Collaborators: Laurie E. Drinkwater, Cornell University; Mark B. David, University of Illinois; Ryan E. Galt, U.C. Davis; Stefanie Hufnagl-Eichiner, Cornell University; Liz Marshall, USDA-ERS; Sieglinde Snapp, Michigan State University; Christina Tonitto, Cornell University; John V. Westra, Louisiana State University; and Steven A. Wolf, Cornell University
My dissertation research was part of an interdisciplinary collaboration funded by the Coupled Human and Natural Systems Program of the National Science Foundation. Our team included agronomists, ecologists, biogeochemical modelers, geographers, rural sociologists, and economists from multiple universities, as well as an economist from the World Resources Institute.
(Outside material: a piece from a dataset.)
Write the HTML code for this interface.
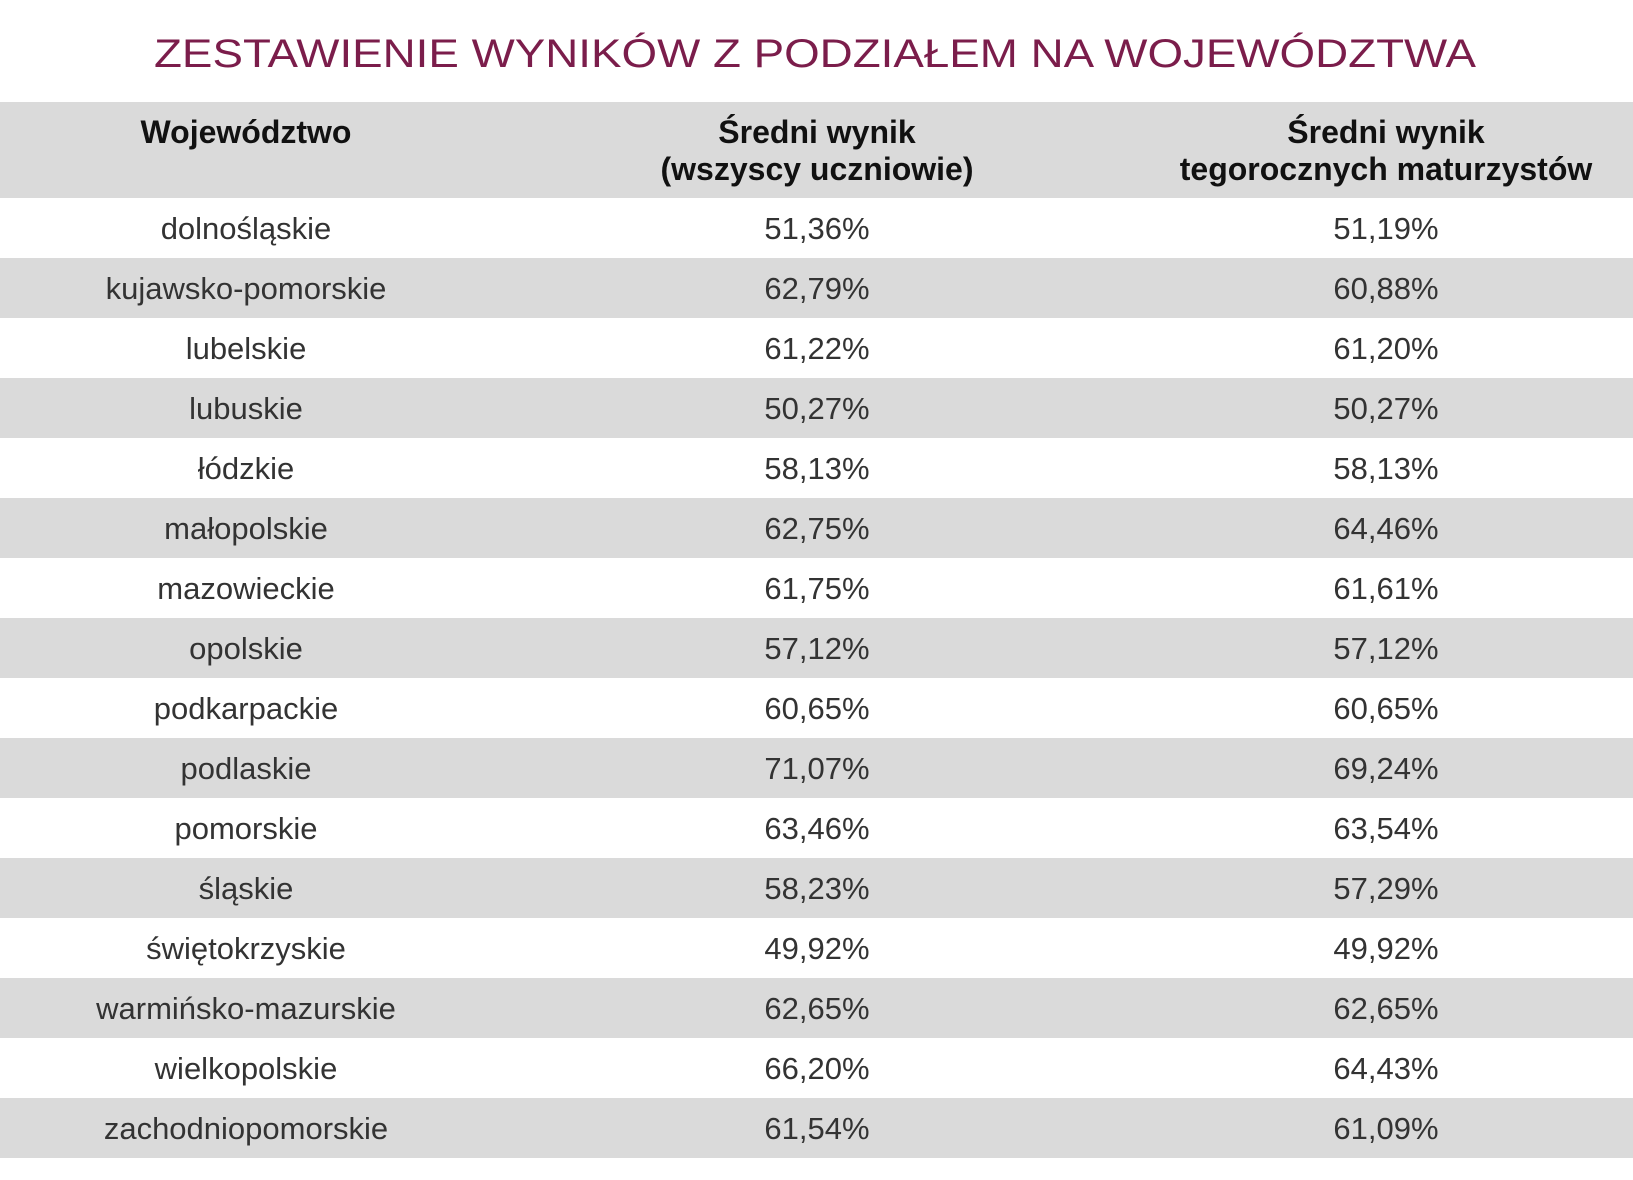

We focused on ecological and social factors—at spatial scales spanning farm to region—contributing to the problem of nitrate leaching losses from intensive grain agriculture in the Mississippi River Basin. Nitrogen is an important element limiting crop productivity, yet nitrate leaching is the primary cause of the oxygen-depleted “dead zone” that appears each summer in the Gulf of Mexico. Nitrogen pollution is also an important contributor to climate change via emissions of nitrous oxide. Joining this research team, and understanding environmental problems as complex social-ecological systems, inspired me to become a broadly-trained, interdisciplinary scientist.
My work, specifically, addressed three main questions:
1) How does agroecosystem management affect nitrogen mass balance on grain farms in the United States Corn Belt?
2) How do cover crops impact the cycling and retention of 15N-labeled fertilizer in tile-drained Mollisols?
3) How do farmers transition to agroecological management in the Mississippi River Basin?